If a rock is thrown off the side of a cliff 80m high with an initial speed of 30 m/s in the horizontal direction, what is the rock's speed at the bottom of the cliff (just before impact)?
Since the initial speed is entirely horizontal, finding the vertical component of the speed at the bottom has the initial condition of starting at 0 m/s in the vertical direction. Therefore using vf^2=vo^2 + 2gy, where vo is zero, g is 10 m/s^2, and y is 80m, vf is calculated then to be 40m/s in the vertical direction. As for the horizontal component of the rock's velocity, there is no horizontal acceleration of the rock (ignoring air resistance), making the final horizontal speed still 30m/s. To find the resultant speed, the horizontal and vertical speeds must be added vectorally, which can be done with the pythagorean theorem since they form a right triangle. Therefore v^2=30^2 + 40^2, leaving the final speed at 50 m/s.

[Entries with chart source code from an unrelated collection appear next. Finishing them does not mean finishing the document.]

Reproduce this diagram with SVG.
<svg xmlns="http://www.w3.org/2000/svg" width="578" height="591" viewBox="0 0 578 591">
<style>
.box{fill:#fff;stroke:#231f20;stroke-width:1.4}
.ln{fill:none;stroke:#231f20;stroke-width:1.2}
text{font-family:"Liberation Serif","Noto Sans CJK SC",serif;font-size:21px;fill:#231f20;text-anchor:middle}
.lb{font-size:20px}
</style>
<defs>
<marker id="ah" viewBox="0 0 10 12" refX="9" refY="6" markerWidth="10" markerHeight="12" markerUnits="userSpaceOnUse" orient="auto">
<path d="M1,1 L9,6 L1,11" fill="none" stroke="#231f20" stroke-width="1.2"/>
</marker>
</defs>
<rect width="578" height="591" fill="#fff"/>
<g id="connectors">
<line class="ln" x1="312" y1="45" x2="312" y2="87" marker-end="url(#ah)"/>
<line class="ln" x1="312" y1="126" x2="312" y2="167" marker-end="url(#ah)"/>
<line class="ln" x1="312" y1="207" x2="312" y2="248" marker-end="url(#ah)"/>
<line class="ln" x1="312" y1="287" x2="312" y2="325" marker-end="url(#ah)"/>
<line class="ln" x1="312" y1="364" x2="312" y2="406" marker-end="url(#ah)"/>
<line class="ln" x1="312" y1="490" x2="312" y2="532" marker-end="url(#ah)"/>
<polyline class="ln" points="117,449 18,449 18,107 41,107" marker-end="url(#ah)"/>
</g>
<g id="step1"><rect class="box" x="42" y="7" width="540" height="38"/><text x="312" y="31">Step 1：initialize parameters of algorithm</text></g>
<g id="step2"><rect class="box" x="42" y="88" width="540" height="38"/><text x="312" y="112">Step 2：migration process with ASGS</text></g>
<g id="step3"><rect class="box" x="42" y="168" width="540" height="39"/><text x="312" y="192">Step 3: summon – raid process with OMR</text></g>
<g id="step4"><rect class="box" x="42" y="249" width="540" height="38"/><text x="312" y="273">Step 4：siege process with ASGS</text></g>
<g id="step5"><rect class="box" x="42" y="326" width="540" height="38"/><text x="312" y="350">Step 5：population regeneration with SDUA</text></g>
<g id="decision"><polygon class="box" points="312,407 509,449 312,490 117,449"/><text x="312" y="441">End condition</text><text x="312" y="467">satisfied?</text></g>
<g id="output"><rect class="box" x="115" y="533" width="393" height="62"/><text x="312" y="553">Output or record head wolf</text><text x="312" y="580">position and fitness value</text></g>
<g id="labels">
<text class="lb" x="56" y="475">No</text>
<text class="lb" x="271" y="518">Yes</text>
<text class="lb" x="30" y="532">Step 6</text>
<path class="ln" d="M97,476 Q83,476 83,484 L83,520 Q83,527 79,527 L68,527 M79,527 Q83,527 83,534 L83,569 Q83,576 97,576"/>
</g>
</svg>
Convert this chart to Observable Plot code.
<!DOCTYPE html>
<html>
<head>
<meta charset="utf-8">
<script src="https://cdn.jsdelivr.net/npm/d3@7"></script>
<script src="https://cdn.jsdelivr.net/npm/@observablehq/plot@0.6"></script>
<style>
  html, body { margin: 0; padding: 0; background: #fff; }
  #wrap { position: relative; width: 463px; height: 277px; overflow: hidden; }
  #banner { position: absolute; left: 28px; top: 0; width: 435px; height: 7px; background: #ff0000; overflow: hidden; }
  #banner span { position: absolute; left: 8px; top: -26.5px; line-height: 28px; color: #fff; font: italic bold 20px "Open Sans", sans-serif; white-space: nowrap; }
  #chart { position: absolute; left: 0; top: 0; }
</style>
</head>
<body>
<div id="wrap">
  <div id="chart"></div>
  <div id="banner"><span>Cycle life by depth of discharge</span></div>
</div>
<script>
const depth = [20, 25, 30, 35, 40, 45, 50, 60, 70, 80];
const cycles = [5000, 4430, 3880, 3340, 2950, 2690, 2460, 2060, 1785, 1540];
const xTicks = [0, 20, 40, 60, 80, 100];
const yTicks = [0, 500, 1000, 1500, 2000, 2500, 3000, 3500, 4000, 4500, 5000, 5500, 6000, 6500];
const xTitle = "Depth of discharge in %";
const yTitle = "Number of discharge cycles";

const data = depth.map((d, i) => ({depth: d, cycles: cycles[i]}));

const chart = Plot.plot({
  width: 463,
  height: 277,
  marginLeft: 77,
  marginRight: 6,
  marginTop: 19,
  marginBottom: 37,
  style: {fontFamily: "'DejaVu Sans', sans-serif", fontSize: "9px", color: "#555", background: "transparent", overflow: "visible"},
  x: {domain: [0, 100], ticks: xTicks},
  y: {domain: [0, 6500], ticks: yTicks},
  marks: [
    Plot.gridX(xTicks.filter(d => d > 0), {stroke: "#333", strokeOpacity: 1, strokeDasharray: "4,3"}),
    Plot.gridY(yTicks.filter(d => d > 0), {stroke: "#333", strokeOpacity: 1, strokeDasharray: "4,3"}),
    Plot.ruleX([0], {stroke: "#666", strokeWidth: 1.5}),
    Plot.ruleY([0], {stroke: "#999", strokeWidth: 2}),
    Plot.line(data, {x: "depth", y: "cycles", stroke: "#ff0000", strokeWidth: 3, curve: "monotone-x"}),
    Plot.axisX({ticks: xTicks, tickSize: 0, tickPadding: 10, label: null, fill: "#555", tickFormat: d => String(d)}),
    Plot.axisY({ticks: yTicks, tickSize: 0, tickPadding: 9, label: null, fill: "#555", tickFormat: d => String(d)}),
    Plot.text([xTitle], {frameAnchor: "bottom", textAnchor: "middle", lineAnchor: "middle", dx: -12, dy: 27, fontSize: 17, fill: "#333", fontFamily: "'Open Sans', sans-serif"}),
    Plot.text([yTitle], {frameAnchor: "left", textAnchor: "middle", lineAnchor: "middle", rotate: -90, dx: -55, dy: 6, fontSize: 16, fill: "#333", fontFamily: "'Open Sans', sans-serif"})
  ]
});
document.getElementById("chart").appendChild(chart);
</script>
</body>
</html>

A Point charge of charge +Q resides in the center of a hollow regular tetrahedron of side length a. Find the outward flux through one of the faces of the tetrahedron.
Using Gauss's Law, the total flux from an enclosed charge is equal to q/ε. Since the tetrahedron symmetrically encloses the point charge, we can say that 1/4th of the total flux goes through each face of the shape, since there are 4 faces in a tetrahedron. From this, the flux through one face must be (+Q/ε)*(1/4)= +Q/(4ε) where ε is the permittivity of free space.
Using the Divergence Theorem, find the flux of the velocity field F=<x,y,z> through the surface f(x,y)=4-x^2-y^2 bounded by the x-y plane.
The divergence Theorem states that the flux surface integral of a vector valued function over a closed surface is equivalent to the Volume integral of the divergence of the function over the volume enclosed by the given surface. ∯〖F(x,y,z)dS 〗=∰∇⋅F dV The divergence of this function is the sum of the partial derivatives with respect to each variable, so 1+1+1=3. Evaluating the triple integral where z ranges from 0 to 4-x^2-y^2, and x and y are converted to polar coordinates, r ranges from 0 to 2 and θ ranges from 0 to 2π. Evaluating this triple integral gives ∬3(4-r^2 )rdrdθ. Evaluating the next integral gives 12∫_0^2π▒dθ=24 π.